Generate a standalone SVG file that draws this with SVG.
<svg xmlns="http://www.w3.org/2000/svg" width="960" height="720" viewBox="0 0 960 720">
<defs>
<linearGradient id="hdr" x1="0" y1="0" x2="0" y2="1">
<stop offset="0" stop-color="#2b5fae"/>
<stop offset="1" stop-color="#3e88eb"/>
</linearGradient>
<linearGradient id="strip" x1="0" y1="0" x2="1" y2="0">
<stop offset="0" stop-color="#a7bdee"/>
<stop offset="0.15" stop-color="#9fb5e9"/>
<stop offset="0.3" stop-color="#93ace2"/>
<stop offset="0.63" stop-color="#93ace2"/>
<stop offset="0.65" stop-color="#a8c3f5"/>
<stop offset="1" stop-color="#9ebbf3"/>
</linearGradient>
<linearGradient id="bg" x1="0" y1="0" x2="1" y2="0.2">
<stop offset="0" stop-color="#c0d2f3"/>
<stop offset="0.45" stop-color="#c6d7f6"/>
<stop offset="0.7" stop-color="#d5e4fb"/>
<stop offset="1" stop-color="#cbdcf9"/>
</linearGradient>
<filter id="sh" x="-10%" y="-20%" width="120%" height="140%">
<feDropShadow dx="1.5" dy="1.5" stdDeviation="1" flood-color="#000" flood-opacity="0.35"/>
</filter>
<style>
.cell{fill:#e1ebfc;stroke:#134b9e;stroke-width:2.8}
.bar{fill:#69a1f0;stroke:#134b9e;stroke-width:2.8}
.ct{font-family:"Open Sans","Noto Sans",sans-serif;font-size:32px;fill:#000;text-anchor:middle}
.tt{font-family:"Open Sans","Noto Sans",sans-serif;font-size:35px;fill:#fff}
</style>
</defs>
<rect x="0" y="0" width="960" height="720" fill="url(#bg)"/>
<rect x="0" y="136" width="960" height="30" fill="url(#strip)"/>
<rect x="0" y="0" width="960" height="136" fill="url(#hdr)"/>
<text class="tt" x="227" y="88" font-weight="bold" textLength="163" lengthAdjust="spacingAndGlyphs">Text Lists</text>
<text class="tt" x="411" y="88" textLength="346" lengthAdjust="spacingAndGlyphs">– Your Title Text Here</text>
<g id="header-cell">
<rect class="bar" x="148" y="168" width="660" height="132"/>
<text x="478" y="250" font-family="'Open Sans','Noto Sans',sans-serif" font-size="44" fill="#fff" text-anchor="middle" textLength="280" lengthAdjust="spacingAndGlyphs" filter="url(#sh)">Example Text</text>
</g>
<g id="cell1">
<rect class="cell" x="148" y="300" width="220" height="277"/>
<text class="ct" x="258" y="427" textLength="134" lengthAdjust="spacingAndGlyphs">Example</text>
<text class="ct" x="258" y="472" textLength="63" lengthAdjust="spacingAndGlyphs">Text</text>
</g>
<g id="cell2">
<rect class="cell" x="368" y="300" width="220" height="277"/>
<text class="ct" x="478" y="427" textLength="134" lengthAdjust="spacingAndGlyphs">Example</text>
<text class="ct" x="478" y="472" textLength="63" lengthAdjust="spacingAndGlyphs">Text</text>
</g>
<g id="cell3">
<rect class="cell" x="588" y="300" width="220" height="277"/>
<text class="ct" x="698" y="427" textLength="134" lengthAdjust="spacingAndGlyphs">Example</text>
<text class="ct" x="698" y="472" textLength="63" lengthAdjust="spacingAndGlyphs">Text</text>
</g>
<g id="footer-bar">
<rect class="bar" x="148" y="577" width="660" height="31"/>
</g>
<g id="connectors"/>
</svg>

• WHAT YOU HAVE TO DO
Extract all of the data shown above and repeat it verbatim.

• WRITTEN SOLUTION
Generate a standalone SVG file that draws this with SVG.
<svg xmlns="http://www.w3.org/2000/svg" width="960" height="720" viewBox="0 0 960 720">
<defs>
<linearGradient id="hdr" x1="0" y1="0" x2="0" y2="1">
<stop offset="0" stop-color="#2b5fae"/>
<stop offset="1" stop-color="#3e88eb"/>
</linearGradient>
<linearGradient id="strip" x1="0" y1="0" x2="1" y2="0">
<stop offset="0" stop-color="#a7bdee"/>
<stop offset="0.15" stop-color="#9fb5e9"/>
<stop offset="0.3" stop-color="#93ace2"/>
<stop offset="0.63" stop-color="#93ace2"/>
<stop offset="0.65" stop-color="#a8c3f5"/>
<stop offset="1" stop-color="#9ebbf3"/>
</linearGradient>
<linearGradient id="bg" x1="0" y1="0" x2="1" y2="0.2">
<stop offset="0" stop-color="#c0d2f3"/>
<stop offset="0.45" stop-color="#c6d7f6"/>
<stop offset="0.7" stop-color="#d5e4fb"/>
<stop offset="1" stop-color="#cbdcf9"/>
</linearGradient>
<filter id="sh" x="-10%" y="-20%" width="120%" height="140%">
<feDropShadow dx="1.5" dy="1.5" stdDeviation="1" flood-color="#000" flood-opacity="0.35"/>
</filter>
<style>
.cell{fill:#e1ebfc;stroke:#134b9e;stroke-width:2.8}
.bar{fill:#69a1f0;stroke:#134b9e;stroke-width:2.8}
.ct{font-family:"Open Sans","Noto Sans",sans-serif;font-size:32px;fill:#000;text-anchor:middle}
.tt{font-family:"Open Sans","Noto Sans",sans-serif;font-size:35px;fill:#fff}
</style>
</defs>
<rect x="0" y="0" width="960" height="720" fill="url(#bg)"/>
<rect x="0" y="136" width="960" height="30" fill="url(#strip)"/>
<rect x="0" y="0" width="960" height="136" fill="url(#hdr)"/>
<text class="tt" x="227" y="88" font-weight="bold" textLength="163" lengthAdjust="spacingAndGlyphs">Text Lists</text>
<text class="tt" x="411" y="88" textLength="346" lengthAdjust="spacingAndGlyphs">– Your Title Text Here</text>
<g id="header-cell">
<rect class="bar" x="148" y="168" width="660" height="132"/>
<text x="478" y="250" font-family="'Open Sans','Noto Sans',sans-serif" font-size="44" fill="#fff" text-anchor="middle" textLength="280" lengthAdjust="spacingAndGlyphs" filter="url(#sh)">Example Text</text>
</g>
<g id="cell1">
<rect class="cell" x="148" y="300" width="220" height="277"/>
<text class="ct" x="258" y="427" textLength="134" lengthAdjust="spacingAndGlyphs">Example</text>
<text class="ct" x="258" y="472" textLength="63" lengthAdjust="spacingAndGlyphs">Text</text>
</g>
<g id="cell2">
<rect class="cell" x="368" y="300" width="220" height="277"/>
<text class="ct" x="478" y="427" textLength="134" lengthAdjust="spacingAndGlyphs">Example</text>
<text class="ct" x="478" y="472" textLength="63" lengthAdjust="spacingAndGlyphs">Text</text>
</g>
<g id="cell3">
<rect class="cell" x="588" y="300" width="220" height="277"/>
<text class="ct" x="698" y="427" textLength="134" lengthAdjust="spacingAndGlyphs">Example</text>
<text class="ct" x="698" y="472" textLength="63" lengthAdjust="spacingAndGlyphs">Text</text>
</g>
<g id="footer-bar">
<rect class="bar" x="148" y="577" width="660" height="31"/>
</g>
<g id="connectors"/>
</svg>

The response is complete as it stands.